___ Source material

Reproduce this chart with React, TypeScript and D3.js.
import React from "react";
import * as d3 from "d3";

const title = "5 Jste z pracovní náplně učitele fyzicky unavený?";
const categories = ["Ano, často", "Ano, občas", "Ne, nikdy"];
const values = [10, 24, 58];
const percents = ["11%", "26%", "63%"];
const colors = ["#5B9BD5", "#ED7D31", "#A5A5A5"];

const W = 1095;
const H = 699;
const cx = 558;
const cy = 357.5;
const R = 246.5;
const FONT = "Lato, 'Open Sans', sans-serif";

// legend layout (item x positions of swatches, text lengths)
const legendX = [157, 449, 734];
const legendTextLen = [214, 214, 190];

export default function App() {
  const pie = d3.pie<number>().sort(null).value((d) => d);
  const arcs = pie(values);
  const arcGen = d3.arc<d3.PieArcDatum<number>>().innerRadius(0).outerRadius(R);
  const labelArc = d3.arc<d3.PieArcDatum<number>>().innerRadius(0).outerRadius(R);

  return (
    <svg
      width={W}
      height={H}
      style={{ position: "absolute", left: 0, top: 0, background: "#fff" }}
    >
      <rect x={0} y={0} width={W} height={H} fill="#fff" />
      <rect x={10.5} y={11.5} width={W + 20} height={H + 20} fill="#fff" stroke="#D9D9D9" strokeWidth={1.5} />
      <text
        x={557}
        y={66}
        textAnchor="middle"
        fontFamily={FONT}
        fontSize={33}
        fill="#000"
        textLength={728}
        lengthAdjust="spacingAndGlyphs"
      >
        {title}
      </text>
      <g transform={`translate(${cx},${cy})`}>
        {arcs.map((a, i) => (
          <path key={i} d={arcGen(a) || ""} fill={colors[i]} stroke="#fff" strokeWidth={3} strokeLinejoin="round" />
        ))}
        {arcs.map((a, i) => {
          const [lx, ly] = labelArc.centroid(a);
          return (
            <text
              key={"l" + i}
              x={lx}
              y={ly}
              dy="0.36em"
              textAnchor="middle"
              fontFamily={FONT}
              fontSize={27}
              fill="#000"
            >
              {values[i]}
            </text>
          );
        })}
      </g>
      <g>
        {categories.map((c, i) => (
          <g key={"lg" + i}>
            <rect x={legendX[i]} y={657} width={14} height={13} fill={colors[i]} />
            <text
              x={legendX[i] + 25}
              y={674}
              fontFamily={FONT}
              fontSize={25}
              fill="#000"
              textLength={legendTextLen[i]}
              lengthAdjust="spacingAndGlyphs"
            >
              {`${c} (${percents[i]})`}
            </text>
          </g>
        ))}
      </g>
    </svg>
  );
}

______
___ Source material

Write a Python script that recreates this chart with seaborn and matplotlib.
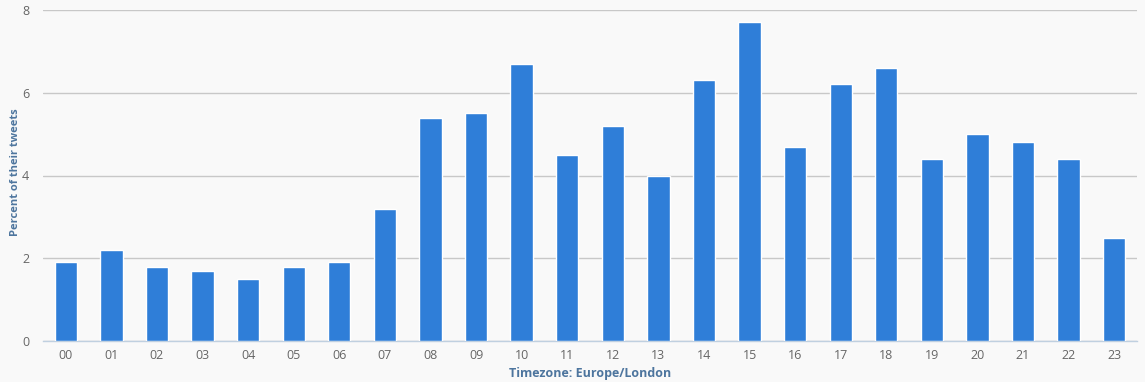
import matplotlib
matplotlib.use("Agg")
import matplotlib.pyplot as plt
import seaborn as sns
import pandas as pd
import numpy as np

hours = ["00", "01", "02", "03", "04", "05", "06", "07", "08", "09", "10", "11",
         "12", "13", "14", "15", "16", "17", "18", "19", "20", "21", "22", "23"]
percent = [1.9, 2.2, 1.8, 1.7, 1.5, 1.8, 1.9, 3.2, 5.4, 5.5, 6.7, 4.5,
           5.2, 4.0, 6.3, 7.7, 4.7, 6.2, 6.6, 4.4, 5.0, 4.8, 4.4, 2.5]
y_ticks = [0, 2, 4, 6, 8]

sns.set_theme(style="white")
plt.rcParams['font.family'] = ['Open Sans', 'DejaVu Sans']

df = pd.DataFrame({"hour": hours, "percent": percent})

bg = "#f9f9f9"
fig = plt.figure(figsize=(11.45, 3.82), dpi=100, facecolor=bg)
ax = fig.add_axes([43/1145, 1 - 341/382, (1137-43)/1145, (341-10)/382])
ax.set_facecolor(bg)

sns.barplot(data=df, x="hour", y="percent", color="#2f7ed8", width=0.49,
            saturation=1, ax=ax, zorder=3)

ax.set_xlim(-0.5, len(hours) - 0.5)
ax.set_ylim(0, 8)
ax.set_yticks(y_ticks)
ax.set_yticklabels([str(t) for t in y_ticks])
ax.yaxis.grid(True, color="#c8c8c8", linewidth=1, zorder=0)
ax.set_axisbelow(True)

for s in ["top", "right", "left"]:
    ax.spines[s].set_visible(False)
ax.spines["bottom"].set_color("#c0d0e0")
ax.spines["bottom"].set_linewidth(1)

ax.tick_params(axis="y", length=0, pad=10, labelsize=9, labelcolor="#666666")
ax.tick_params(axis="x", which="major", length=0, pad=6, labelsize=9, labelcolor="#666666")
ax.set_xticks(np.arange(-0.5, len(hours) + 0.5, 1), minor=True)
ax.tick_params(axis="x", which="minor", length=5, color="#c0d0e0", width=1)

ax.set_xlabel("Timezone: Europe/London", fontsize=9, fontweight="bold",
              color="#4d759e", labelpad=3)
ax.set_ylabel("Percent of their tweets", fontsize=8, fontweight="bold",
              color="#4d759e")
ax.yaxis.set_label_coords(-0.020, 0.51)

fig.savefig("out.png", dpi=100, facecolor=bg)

______

Directive:
Keep to the lines above from the line with "Write a Python" to the line with "ax.set_facecolor(bg)", and set down exactly those, inclusive, with nothing else and every picture left out.

The result:
Write a Python script that recreates this chart with seaborn and matplotlib.
import matplotlib
matplotlib.use("Agg")
import matplotlib.pyplot as plt
import seaborn as sns
import pandas as pd
import numpy as np

hours = ["00", "01", "02", "03", "04", "05", "06", "07", "08", "09", "10", "11",
         "12", "13", "14", "15", "16", "17", "18", "19", "20", "21", "22", "23"]
percent = [1.9, 2.2, 1.8, 1.7, 1.5, 1.8, 1.9, 3.2, 5.4, 5.5, 6.7, 4.5,
           5.2, 4.0, 6.3, 7.7, 4.7, 6.2, 6.6, 4.4, 5.0, 4.8, 4.4, 2.5]
y_ticks = [0, 2, 4, 6, 8]

sns.set_theme(style="white")
plt.rcParams['font.family'] = ['Open Sans', 'DejaVu Sans']

df = pd.DataFrame({"hour": hours, "percent": percent})

bg = "#f9f9f9"
fig = plt.figure(figsize=(11.45, 3.82), dpi=100, facecolor=bg)
ax = fig.add_axes([43/1145, 1 - 341/382, (1137-43)/1145, (341-10)/382])
ax.set_facecolor(bg)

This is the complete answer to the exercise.